So before I was a Christian, the angst-unit that I was perpetually dealing with went like this: “Here I am, full of potential and surrounded by innumerable possibilities for self-expression and having adventures and experiencing pleasure of all kinds, but…what’s the point?”
Even if I had a life that was maximally fulfilled with amazing friendships and a husband and children and…Pottery Barn furniture, and writing, and striding through airports in Europe on my way to, um, maybe an International Women of Mystery conference, and even if said life went on (hypothetically) forever, and even if my neurotransmitters were all hopping to attention and saluting such that I was never ever depressed and in fact in constant low-grade ecstasy…
…what was the point? There was this disconnect between all of the above– the “is,” the stuff of experience and matter, both good and bad, and the Other Realm.

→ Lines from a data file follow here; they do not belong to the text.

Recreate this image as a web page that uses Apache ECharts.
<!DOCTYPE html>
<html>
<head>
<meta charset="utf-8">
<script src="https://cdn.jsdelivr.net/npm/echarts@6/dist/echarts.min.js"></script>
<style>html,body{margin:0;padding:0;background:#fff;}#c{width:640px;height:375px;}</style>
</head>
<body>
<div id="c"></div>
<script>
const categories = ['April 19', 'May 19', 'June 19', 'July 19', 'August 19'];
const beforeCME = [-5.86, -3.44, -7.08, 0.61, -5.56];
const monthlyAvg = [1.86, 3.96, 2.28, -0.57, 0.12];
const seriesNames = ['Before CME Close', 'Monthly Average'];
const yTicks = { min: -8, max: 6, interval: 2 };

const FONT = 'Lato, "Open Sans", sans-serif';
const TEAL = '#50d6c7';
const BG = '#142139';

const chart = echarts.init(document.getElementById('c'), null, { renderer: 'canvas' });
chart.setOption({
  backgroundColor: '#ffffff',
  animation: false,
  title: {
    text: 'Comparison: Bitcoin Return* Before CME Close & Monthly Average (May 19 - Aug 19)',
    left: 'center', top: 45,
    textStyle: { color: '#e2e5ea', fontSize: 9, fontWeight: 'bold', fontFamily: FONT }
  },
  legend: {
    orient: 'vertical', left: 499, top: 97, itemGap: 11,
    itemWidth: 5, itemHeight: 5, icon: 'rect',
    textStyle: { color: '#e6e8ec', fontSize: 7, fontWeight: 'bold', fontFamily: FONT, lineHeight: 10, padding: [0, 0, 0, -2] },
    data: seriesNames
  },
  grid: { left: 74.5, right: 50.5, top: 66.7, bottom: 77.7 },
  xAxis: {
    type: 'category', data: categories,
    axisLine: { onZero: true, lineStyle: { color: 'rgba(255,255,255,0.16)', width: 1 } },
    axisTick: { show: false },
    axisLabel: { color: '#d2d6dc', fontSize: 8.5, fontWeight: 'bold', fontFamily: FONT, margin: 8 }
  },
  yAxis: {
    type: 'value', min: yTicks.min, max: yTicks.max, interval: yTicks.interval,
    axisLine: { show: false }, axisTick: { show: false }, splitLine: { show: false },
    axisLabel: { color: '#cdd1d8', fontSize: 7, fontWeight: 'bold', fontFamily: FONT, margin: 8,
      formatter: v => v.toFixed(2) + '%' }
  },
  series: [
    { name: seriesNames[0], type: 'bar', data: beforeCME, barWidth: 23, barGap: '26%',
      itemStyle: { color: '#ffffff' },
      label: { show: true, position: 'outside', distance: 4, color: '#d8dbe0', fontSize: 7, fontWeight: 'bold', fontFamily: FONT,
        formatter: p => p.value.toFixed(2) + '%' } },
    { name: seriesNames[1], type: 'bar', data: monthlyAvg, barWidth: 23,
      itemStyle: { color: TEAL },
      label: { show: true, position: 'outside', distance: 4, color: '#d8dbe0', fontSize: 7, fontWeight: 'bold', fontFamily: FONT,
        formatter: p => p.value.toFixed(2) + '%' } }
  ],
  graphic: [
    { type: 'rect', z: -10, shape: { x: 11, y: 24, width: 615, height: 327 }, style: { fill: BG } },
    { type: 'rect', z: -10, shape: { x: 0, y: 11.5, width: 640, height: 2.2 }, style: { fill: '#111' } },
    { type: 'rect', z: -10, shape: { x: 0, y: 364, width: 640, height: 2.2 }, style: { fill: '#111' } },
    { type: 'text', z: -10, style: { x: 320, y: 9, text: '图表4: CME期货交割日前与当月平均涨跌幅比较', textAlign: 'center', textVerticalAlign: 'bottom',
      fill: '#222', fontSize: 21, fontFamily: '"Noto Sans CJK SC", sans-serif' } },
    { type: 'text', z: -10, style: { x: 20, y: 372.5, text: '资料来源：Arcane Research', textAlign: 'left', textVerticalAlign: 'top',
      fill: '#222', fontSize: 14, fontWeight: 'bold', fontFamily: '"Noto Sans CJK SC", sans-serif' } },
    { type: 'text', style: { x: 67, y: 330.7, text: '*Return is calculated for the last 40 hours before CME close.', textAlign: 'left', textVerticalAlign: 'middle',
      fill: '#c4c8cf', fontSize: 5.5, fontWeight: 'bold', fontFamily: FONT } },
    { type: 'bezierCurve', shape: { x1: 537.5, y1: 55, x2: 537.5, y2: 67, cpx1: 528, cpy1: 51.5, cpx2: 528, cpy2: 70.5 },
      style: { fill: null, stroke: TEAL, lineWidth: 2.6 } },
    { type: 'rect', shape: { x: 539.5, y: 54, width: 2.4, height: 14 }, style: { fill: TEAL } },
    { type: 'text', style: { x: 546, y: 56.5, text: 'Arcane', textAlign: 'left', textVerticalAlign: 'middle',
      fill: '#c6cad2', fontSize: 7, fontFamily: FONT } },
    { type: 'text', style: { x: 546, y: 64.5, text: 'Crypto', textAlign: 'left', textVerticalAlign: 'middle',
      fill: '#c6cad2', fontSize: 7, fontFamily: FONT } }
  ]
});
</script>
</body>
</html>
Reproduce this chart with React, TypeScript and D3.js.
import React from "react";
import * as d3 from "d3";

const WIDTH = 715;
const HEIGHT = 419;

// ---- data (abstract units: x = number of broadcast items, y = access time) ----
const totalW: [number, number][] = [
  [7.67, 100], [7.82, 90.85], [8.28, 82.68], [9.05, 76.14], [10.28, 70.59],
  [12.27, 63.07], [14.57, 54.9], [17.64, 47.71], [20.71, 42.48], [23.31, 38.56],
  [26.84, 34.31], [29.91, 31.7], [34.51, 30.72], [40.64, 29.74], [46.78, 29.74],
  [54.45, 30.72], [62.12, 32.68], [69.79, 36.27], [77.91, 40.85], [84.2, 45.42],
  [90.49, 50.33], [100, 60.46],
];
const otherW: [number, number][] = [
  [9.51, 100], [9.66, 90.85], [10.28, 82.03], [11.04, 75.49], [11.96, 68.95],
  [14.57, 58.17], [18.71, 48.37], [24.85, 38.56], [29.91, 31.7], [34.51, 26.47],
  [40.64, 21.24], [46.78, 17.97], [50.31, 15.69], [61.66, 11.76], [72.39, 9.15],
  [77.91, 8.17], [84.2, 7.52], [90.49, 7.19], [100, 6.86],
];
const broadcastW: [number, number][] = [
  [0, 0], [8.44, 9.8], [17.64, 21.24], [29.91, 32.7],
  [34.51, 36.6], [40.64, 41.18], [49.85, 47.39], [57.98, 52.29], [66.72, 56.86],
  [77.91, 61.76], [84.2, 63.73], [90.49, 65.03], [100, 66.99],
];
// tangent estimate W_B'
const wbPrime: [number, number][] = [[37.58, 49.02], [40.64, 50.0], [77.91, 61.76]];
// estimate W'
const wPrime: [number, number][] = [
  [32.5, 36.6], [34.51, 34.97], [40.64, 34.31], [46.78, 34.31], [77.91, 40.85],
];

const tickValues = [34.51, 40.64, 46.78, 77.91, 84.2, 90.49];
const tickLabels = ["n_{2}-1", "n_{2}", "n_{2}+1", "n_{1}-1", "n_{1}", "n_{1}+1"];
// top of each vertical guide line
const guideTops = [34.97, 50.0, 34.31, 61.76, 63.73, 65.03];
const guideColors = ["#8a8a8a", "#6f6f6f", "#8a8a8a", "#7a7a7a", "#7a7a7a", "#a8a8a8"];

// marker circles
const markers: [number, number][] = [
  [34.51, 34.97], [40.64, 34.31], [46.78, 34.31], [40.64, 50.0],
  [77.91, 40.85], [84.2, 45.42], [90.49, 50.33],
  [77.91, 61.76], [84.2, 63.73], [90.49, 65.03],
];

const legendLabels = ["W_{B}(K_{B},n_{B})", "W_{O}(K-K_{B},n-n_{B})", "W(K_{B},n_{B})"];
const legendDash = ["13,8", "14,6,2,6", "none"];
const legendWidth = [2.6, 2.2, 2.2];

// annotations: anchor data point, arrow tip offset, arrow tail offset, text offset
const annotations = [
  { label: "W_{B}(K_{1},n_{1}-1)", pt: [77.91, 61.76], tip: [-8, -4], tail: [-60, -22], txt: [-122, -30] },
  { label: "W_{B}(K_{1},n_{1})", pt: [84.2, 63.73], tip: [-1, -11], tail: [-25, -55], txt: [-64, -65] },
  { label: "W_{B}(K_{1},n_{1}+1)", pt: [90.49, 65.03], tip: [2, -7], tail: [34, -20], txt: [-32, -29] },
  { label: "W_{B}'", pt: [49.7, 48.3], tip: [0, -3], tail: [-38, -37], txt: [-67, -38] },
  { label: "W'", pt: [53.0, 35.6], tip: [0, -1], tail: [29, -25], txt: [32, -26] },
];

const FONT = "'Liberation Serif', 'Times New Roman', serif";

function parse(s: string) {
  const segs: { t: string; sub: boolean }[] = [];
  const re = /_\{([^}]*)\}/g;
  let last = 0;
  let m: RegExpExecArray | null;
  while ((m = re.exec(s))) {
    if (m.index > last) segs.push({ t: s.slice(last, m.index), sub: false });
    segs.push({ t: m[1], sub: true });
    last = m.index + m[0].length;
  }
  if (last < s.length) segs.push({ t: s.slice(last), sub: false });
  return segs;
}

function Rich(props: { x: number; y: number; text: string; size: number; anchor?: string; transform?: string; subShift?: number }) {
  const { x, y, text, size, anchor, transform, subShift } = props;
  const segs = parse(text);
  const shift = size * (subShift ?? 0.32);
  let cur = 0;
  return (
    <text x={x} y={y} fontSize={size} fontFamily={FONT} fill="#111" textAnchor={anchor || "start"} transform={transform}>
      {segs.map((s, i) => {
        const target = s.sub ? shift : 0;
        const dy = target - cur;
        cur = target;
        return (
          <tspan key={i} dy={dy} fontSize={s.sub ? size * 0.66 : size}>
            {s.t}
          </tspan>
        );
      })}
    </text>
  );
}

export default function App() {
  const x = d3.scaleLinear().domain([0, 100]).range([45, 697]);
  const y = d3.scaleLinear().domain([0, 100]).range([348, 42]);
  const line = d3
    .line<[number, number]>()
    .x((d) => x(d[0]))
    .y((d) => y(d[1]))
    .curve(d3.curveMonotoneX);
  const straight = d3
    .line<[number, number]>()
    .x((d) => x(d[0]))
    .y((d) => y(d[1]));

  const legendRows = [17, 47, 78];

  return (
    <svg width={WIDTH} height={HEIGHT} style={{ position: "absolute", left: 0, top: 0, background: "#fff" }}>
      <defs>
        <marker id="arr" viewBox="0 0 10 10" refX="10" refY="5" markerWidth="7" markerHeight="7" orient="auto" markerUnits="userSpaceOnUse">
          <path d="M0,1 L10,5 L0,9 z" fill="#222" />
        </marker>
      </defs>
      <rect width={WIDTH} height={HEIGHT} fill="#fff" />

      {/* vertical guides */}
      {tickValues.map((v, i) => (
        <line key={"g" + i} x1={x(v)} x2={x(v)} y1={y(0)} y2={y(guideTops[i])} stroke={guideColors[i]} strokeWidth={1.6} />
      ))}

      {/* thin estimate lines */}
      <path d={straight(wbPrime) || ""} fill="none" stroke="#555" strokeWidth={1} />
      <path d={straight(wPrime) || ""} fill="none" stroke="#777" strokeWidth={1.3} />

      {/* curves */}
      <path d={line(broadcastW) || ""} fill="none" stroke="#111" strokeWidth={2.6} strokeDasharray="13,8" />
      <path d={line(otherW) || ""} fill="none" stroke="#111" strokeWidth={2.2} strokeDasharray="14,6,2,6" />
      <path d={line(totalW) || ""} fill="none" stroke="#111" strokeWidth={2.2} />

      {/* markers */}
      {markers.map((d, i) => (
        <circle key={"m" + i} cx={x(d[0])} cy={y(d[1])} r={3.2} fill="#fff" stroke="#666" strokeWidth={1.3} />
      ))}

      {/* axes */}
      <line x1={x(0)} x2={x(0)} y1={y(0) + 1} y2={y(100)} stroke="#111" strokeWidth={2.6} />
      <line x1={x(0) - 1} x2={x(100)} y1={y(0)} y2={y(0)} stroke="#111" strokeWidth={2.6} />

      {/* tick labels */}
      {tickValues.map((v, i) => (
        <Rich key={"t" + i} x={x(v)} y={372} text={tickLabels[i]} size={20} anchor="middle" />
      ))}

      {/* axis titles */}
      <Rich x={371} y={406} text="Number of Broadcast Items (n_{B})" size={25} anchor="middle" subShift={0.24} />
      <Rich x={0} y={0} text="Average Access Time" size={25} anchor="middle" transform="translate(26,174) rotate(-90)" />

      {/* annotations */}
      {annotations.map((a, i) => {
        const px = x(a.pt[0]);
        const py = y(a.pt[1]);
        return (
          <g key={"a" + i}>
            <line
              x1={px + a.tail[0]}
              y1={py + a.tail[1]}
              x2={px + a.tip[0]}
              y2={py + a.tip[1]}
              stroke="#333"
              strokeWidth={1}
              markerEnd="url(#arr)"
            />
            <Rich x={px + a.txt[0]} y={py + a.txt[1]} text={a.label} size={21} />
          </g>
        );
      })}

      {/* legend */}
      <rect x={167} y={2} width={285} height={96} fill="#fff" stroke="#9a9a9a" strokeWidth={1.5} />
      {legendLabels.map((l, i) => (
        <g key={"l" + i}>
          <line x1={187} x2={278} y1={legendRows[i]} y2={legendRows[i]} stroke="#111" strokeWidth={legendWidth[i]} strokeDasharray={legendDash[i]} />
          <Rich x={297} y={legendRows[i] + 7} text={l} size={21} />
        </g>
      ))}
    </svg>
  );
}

The Other Realm was the place that existed in stories, especially quest stories, where good was really good and not just the maximum pleasure for the maximum number of people, and bad was really bad and to be defeated. That Other Realm was where “ought” lived, and actually the BEST kind of other-realm stories were the kinds where “is” and “ought” intersected in some way, so that a physical thing– a ring, say, or a baby, or a place that you got to through a door in a hedge– was actually charged with real meaning, real good or real bad.
I wanted a reality that demanded something of me beyond fulfilling my potential.
In other words, I wanted a sacramental world.
And whatever else I have now, I have that.